* [Stated problem] Can you write out every line from the start of the records below through the line containing "import pandas as pd", leaving out any pictures?
========
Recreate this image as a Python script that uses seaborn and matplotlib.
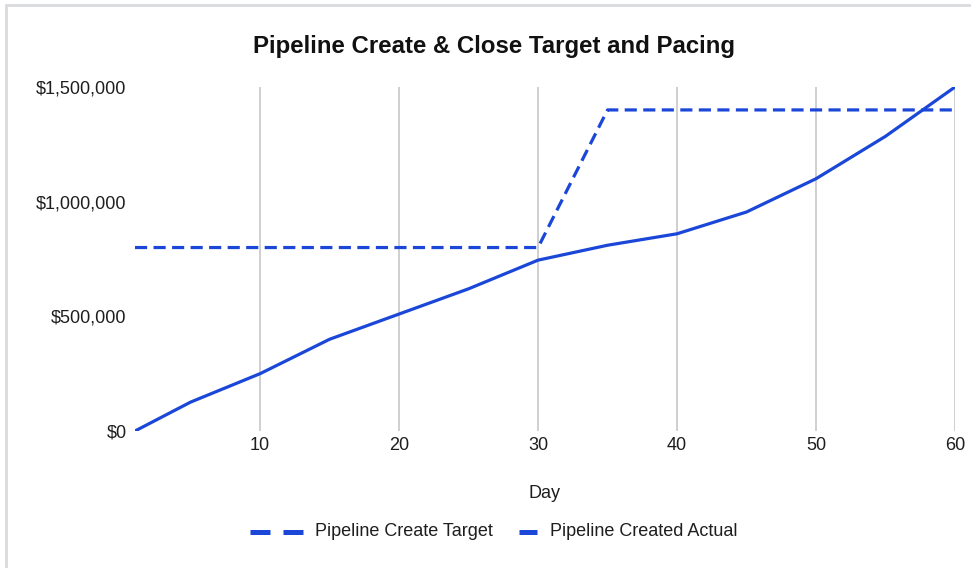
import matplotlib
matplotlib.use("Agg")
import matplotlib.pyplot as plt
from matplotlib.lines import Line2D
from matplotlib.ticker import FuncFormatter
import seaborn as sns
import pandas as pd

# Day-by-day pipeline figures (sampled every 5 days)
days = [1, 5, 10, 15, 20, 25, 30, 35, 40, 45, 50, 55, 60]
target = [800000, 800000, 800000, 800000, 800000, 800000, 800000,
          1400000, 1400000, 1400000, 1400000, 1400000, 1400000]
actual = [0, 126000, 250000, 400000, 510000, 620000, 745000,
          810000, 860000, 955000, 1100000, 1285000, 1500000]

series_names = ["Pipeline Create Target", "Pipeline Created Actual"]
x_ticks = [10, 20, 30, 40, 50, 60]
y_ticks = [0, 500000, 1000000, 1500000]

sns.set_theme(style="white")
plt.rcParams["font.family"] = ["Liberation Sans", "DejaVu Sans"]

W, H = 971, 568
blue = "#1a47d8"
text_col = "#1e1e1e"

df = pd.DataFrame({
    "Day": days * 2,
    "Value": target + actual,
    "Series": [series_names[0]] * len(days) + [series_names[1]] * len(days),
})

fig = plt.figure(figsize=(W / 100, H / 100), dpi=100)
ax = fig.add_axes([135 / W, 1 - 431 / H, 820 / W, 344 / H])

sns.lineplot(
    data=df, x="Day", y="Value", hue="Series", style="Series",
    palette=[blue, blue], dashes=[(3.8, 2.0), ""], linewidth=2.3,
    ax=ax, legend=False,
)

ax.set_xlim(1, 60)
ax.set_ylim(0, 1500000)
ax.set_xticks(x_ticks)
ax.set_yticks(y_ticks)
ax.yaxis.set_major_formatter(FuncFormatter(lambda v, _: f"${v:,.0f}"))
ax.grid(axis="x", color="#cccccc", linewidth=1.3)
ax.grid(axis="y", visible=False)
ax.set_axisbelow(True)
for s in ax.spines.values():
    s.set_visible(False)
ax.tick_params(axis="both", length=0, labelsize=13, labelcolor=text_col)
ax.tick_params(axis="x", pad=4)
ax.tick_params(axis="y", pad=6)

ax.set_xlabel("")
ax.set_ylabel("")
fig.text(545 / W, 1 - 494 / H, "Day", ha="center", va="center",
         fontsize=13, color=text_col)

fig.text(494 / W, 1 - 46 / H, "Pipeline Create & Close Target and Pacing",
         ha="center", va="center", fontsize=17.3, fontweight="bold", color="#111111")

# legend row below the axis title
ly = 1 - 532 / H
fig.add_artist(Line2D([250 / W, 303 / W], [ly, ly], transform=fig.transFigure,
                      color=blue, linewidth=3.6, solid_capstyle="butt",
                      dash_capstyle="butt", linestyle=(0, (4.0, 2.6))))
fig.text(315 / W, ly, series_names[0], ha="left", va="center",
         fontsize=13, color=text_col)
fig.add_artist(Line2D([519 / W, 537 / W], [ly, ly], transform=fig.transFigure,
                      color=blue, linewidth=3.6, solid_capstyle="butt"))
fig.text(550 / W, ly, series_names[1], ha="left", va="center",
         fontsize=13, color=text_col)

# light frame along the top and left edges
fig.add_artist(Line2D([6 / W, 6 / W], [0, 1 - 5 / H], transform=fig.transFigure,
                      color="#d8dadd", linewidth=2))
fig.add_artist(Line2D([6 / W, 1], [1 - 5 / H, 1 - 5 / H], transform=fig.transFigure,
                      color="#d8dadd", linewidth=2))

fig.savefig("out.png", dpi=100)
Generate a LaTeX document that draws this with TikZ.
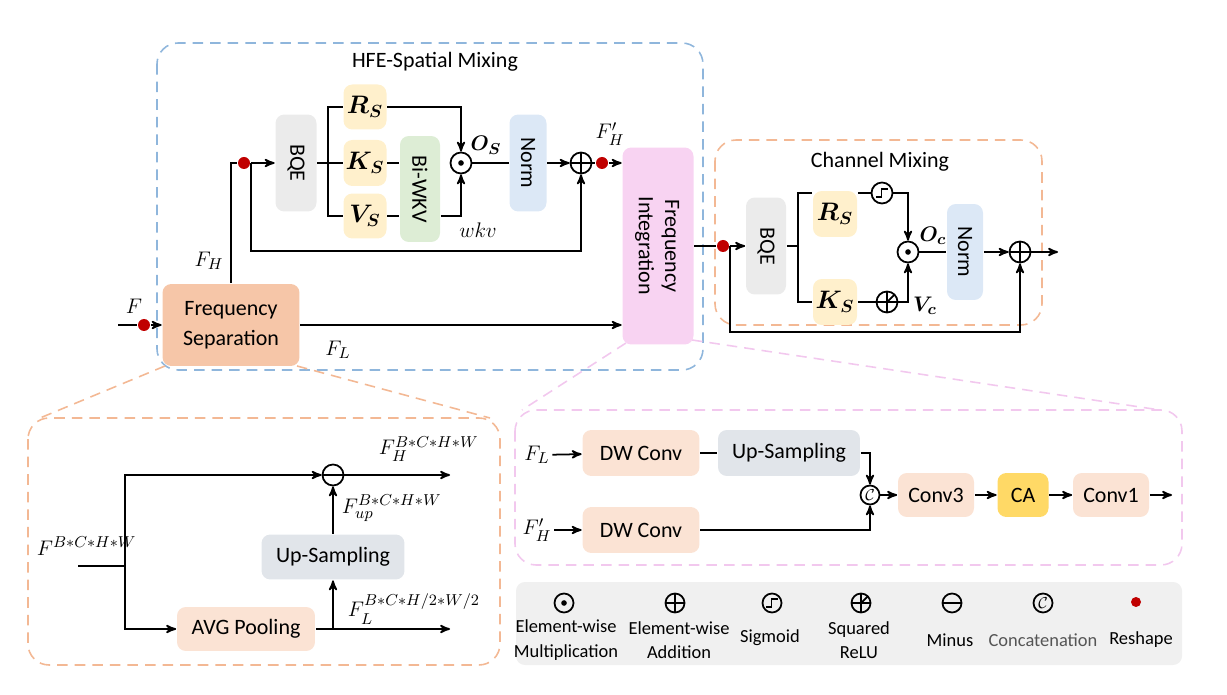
========
* [Result for this exercise]
Recreate this image as a Python script that uses seaborn and matplotlib.
import matplotlib
matplotlib.use("Agg")
import matplotlib.pyplot as plt
from matplotlib.lines import Line2D
from matplotlib.ticker import FuncFormatter
import seaborn as sns
import pandas as pd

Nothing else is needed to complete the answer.